Research on Equine Joint DiseaseBy Kentucky Equine Research Staff · May 10, 2017
Usually when we hear the phrase “precious cargo,” images of foals nestled deep in the mare’s womb pop to mind. But perhaps the most precious cargo should be considered cartilage: the delicate tissues lining the ends of longs bones throughout the horse’s body. Without cartilage, horses suffer joint pain, swelling, and decreased athleticism. In fact, joint disease remains one of the leading causes of attrition and loss of life, facts that should not be taken lightly.
Joint disease, also called osteoarthritis (OA), has no cure. Various treatment options exist, but those strategies simply decrease the discomfort a horses experiences and slows progression of disease. Further, OA can be surprisingly challenging to identify, particularly if it occurs in young horses that “shouldn’t have” OA.
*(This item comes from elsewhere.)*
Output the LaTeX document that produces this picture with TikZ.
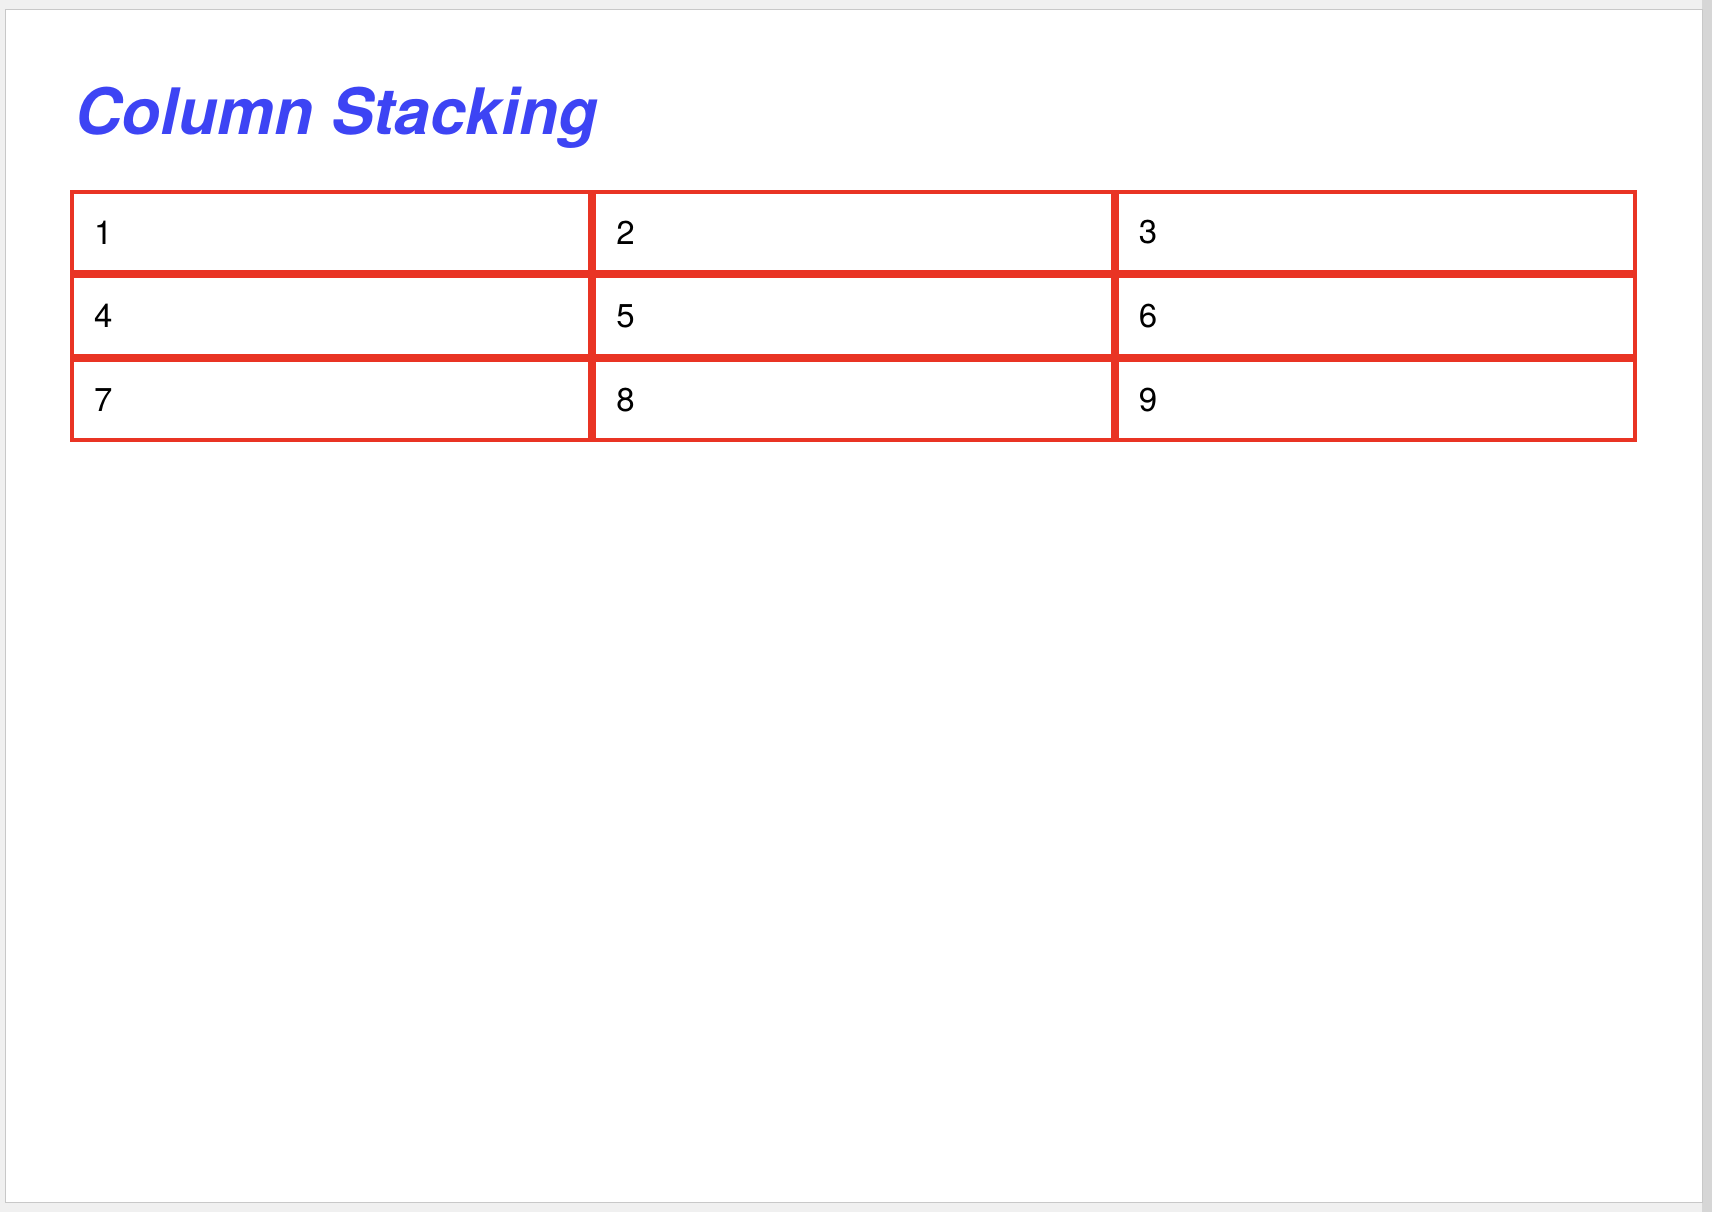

Although widely construed as an old-horse disease, many young horses suffer joint trauma that can instigate the cascade of events leading to crippling OA.
According to a recent study*, OA observed in older horses actually appears to start in young horses early in life, often during training. Specifically, repeated episodes of joint inflammation results in increased cartilage degradation but a decreased rate of cartilage repair as a horse ages.
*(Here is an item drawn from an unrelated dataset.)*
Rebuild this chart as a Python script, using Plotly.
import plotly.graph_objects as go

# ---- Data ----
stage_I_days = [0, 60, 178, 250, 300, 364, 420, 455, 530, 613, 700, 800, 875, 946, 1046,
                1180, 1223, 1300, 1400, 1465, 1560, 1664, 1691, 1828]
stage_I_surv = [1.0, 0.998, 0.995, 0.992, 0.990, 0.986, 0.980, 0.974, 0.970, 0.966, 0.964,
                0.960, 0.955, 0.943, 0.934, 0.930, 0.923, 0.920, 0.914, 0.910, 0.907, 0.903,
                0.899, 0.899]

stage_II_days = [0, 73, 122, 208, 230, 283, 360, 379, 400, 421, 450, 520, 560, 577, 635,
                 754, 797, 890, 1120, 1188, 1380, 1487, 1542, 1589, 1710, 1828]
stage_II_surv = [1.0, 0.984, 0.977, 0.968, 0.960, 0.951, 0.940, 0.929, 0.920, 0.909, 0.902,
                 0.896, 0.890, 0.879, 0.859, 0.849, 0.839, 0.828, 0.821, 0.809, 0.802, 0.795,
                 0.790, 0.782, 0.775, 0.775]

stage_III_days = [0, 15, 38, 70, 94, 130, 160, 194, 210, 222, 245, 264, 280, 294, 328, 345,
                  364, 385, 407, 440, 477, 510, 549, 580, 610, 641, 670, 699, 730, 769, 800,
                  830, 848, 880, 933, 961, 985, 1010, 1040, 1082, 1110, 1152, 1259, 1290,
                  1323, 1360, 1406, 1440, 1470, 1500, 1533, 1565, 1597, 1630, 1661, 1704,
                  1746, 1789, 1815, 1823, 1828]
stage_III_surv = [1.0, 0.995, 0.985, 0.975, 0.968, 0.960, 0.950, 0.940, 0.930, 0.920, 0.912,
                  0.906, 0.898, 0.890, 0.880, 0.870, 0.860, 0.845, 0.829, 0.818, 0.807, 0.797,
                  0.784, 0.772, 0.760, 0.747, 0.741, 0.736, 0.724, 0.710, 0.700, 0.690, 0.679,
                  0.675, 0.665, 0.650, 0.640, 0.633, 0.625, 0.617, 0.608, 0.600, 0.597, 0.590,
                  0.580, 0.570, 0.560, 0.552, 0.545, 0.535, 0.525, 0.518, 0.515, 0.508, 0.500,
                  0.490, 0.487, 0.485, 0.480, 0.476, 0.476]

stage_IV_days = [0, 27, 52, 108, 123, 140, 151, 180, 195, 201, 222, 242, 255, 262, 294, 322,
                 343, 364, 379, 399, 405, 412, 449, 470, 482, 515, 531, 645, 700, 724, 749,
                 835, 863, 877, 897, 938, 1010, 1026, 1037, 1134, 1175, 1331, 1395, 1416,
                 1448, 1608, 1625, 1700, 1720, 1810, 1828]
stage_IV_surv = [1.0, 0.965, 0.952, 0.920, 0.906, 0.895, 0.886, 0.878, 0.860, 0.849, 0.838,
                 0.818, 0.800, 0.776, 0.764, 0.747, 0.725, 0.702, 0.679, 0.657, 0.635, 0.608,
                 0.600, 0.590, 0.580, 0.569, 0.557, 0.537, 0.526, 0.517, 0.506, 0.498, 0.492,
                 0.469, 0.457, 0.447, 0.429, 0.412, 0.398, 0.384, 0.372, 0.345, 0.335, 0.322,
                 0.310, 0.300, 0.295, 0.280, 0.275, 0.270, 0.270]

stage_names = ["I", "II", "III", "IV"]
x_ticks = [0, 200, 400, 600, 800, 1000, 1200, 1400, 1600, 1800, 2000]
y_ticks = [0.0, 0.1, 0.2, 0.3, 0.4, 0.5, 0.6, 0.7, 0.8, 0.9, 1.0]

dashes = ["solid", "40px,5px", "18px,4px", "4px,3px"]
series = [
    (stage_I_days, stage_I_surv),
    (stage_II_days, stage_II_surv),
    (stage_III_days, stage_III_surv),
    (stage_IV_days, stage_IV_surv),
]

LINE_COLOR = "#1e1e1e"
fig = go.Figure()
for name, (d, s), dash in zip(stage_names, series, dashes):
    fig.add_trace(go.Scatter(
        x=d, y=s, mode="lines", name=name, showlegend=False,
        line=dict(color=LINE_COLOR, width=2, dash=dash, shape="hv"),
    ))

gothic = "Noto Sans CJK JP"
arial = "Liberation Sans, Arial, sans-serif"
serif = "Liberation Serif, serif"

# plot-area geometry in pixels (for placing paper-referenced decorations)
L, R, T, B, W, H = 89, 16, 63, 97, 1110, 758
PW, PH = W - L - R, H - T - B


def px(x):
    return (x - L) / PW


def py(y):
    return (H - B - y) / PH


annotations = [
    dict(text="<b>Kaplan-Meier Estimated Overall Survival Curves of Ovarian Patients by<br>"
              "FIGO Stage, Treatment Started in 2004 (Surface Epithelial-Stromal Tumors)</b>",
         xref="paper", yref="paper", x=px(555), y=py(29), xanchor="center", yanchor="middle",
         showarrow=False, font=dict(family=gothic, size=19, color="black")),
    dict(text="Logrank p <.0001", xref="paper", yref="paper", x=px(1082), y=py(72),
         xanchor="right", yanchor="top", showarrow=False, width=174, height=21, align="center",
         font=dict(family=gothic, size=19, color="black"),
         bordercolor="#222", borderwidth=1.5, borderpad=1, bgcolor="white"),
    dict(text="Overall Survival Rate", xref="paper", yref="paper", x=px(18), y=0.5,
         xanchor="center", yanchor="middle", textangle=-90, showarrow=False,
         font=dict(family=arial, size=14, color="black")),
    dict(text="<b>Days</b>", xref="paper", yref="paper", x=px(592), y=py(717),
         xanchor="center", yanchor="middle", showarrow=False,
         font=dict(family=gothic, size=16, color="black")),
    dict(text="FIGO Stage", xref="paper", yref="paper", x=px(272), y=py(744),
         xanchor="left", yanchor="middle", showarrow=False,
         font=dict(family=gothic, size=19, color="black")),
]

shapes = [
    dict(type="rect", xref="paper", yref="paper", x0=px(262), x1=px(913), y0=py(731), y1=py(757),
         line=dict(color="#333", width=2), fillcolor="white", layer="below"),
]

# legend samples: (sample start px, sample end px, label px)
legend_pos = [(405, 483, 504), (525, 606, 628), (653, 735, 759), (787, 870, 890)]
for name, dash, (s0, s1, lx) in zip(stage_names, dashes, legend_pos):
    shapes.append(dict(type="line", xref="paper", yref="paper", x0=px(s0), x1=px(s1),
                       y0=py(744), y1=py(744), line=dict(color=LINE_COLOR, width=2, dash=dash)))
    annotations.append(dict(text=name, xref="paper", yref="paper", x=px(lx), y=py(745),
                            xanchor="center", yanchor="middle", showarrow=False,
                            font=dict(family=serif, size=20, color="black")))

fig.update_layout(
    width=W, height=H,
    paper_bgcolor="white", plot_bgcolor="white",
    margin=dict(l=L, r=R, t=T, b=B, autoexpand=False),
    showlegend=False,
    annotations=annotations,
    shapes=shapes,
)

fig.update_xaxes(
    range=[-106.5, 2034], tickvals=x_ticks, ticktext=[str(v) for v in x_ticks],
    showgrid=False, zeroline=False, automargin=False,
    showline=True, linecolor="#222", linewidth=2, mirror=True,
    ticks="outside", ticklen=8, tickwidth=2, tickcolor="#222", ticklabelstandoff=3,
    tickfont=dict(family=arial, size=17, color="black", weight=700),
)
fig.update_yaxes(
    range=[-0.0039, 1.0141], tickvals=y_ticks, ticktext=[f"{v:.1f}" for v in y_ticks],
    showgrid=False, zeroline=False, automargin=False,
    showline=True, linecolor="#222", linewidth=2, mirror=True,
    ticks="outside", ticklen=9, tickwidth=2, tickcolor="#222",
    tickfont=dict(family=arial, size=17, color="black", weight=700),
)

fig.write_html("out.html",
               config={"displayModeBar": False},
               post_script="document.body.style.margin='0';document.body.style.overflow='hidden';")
“This data opens the door to revisit the concept of prophylactic joint supplementation,” suggested Kathleen Crandell, Ph.D., a nutritionist for Kentucky Equine Research (KER). Providing certain joint supplements to young horses prior to any evidence of joint disease protects joints against future trauma, minimizing the onset of irreversible OA.
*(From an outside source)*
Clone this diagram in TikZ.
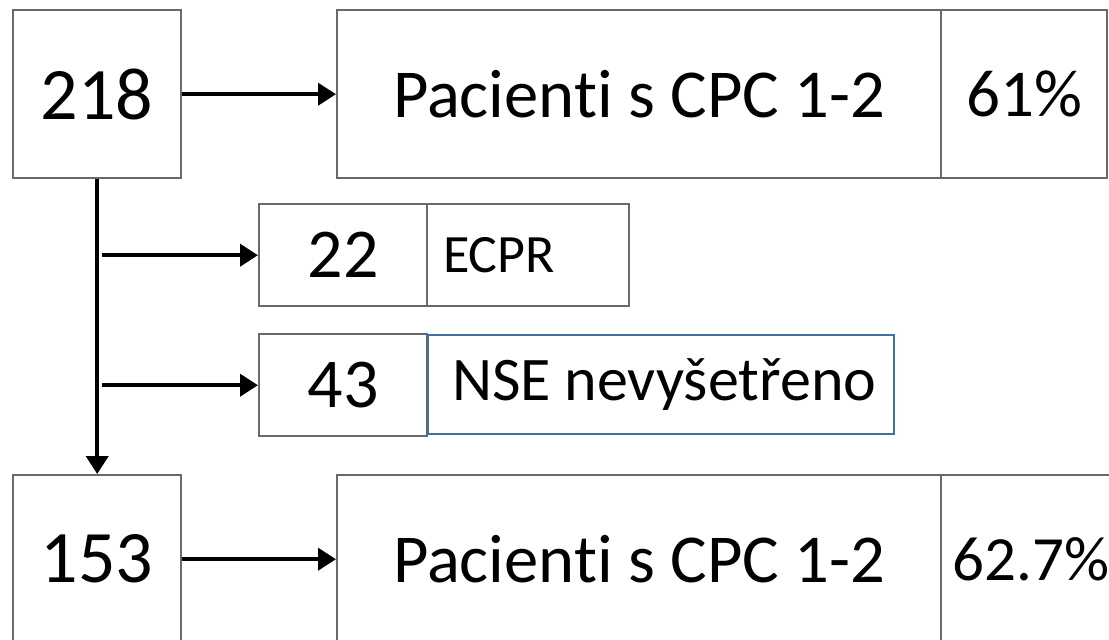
\documentclass[tikz,border=0pt]{standalone}
\usepackage{fontspec}
\setmainfont[Ligatures=NoCommon]{Carlito}
\usepackage{xcolor}
\usetikzlibrary{arrows.meta, positioning}
\definecolor{boxgray}{RGB}{105,105,105}
\definecolor{nseblue}{RGB}{65,113,156}
\tikzstyle{block} = [rectangle, draw=boxgray, line width=1.2pt, anchor=north west, inner sep=0pt, minimum height=84pt]
\tikzstyle{cell} = [block, minimum height=51pt]
\tikzstyle{arrow} = [line width=2pt, -{Triangle[length=9pt,width=11pt]}]
\newcommand{\fs}[1]{\fontsize{#1}{1.2\dimexpr#1pt\relax}\selectfont}

\begin{document}
\begin{tikzpicture}[x=0.5pt, y=-0.5pt]
  \useasboundingbox (0,0) rectangle (1109,639);

  % Top row
  \node [block, minimum width=84pt, font=\fs{37}] (n218) at (12,9) {218};
  \node [block, minimum width=302pt, font=\fs{34.3}] (pac1) at (336,9) {Pacienti s CPC 1-2};
  \node [block, minimum width=83pt, font=\fs{33.5}] (pct1) at (940,9) {61\%};

  % Excluded patients
  \node [cell, minimum width=84pt, font=\fs{35}] (n22) at (258,203) {22};
  \node [cell, inner xsep=8pt, font=\fs{27}] (ecpr) at (426,203) {\makebox[85pt][l]{ECPR}};
  \node [cell, minimum width=84pt, font=\fs{35}] (n43) at (258,333) {43};
  \node [cell, draw=nseblue, line width=1pt, minimum height=49.5pt, inner xsep=12pt, font=\fs{31}] (nse) at (427,334) {\makebox[209pt][l]{NSE nevyšetřeno}};

  % Bottom row
  \node [block, minimum width=84pt, font=\fs{37}] (n153) at (12,474) {153};
  \node [block, minimum width=302pt, font=\fs{34.3}] (pac2) at (336,474) {Pacienti s CPC 1-2};
  \node [block, minimum width=90pt, font=\fs{31.5}] (pct2) at (940,474) {62.7\%};

  % Connectors
  \coordinate (trunk) at (102,0);
  \draw [arrow] (n218.east) -- (pac1.west);
  \draw [arrow] (n218.south) -- (n153.north);
  \draw [arrow] (trunk |- n22.west) -- (n22.west);
  \draw [arrow] (trunk |- n43.west) -- (n43.west);
  \draw [arrow] (n153.east) -- (pac2.west);
\end{tikzpicture}
\end{document}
KER offers several joint supplements containing ingredients known to prophylactically protect joints, including KER•Flex, with chondroitin sulfate and glucosamine hydrochloride; Synovate HA with high-molecular weight hyaluronic acid; and EO•3, a marine-derived source of both DHA and EPA. Australian horse owners should also look for Glucos-A-Flex.
*Kahn, M.K., J.A. Coverdale, J.L. Leatherwood, et al. 2017. Age-related effects on markers of inflammation and cartilage metabolism in response to an intra-articular lipopolysaccharide challenge in horses. Journal of Animal Science. 95(2):671-680.